For private label sellers on Amazon who own their listing and have no competing sellers on the same ASIN, competitive pricing shifts from Buy Box competition to search results competition. Your product appears alongside competitors' products in search results, and the customer compares prices across different ASINs. In this context, automated repricing is less useful because there is no Buy Box to compete for. Instead, focus on A/B testing different price points to find the price that maximizes total profit (price times volume) rather than simply matching the cheapest competitor.
Competitive Pricing for Your Own Store
If you sell primarily through your own Shopify or WooCommerce store, competitive pricing is still relevant but works differently. Customers who find you through Google Shopping, paid ads, or organic search will compare your prices to other retailers they find through the same channels. Google Shopping literally displays your price next to competitors on the search results page, making price transparency immediate and unavoidable.
The advantage of your own store is that once a customer is on your site, they are less likely to comparison-shop than on Amazon. Your brand, site design, product photography, reviews, and overall shopping experience create switching costs. A customer who has spent 10 minutes browsing your store, reading your about page, and examining your product photos has invested attention and is less likely to leave for a $2 savings elsewhere. This means you can often price 5% to 15% above Amazon for the same product if your brand and shopping experience justify it.

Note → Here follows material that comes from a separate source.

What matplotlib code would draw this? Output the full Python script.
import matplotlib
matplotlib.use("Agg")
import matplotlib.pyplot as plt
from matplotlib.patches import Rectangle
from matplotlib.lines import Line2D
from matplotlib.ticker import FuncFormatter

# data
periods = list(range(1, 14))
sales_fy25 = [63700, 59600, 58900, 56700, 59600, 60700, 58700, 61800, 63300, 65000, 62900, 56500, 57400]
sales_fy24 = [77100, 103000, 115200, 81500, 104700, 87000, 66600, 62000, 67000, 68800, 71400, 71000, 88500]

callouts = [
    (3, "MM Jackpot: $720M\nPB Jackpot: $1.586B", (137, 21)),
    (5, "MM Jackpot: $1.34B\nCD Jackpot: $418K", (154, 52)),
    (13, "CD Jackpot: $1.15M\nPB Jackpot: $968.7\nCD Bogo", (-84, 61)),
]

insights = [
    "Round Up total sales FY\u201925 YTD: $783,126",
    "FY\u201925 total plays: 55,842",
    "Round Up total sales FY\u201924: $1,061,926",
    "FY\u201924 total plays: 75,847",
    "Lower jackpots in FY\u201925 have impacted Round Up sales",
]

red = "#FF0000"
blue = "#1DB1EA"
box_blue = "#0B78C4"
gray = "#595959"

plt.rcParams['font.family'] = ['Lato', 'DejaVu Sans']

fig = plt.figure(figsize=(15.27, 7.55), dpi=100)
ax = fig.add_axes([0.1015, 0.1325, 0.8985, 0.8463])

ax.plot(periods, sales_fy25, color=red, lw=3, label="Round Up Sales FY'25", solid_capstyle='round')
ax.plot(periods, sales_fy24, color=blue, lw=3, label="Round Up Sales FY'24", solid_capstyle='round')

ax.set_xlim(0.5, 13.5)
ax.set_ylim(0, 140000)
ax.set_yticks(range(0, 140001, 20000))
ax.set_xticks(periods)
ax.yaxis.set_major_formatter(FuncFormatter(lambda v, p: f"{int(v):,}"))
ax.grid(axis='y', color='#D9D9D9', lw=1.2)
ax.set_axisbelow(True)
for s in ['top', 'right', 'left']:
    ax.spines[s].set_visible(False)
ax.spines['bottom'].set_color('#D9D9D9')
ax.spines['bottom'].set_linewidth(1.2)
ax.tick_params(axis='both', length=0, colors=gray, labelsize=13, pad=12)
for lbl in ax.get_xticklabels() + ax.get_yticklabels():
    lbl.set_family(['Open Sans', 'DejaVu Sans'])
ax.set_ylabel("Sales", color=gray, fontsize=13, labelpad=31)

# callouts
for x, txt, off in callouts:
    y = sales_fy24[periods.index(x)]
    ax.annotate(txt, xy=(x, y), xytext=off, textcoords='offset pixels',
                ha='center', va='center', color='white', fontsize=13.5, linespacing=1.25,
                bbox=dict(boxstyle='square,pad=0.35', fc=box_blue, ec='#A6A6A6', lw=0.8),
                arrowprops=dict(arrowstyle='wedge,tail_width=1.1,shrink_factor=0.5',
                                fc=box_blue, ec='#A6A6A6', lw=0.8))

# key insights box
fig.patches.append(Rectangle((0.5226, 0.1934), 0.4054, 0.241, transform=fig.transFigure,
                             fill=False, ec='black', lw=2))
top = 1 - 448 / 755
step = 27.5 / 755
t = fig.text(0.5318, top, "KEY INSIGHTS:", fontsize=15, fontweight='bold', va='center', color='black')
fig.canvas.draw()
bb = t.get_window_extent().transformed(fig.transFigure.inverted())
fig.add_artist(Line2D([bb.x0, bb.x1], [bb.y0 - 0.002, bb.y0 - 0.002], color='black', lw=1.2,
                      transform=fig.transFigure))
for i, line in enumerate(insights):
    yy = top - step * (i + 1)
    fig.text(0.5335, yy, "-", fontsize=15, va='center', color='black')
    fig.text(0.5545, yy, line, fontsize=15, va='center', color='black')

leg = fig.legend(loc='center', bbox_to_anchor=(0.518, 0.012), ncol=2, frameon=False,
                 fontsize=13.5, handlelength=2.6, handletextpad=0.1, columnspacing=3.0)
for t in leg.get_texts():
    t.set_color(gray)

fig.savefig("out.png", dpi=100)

The disadvantage is that you cannot match Amazon's shipping speed and cost for most products. If a customer can get the same product on Amazon with free next-day Prime delivery, your $7.99 shipping charge and 5 to 7 day delivery is a meaningful competitive disadvantage. Factor shipping into your competitive analysis: your total cost to the customer (price plus shipping) is what matters, not just the product price. Offering free shipping by building the cost into the product price often converts better than a lower product price with added shipping at checkout, even when the total is identical.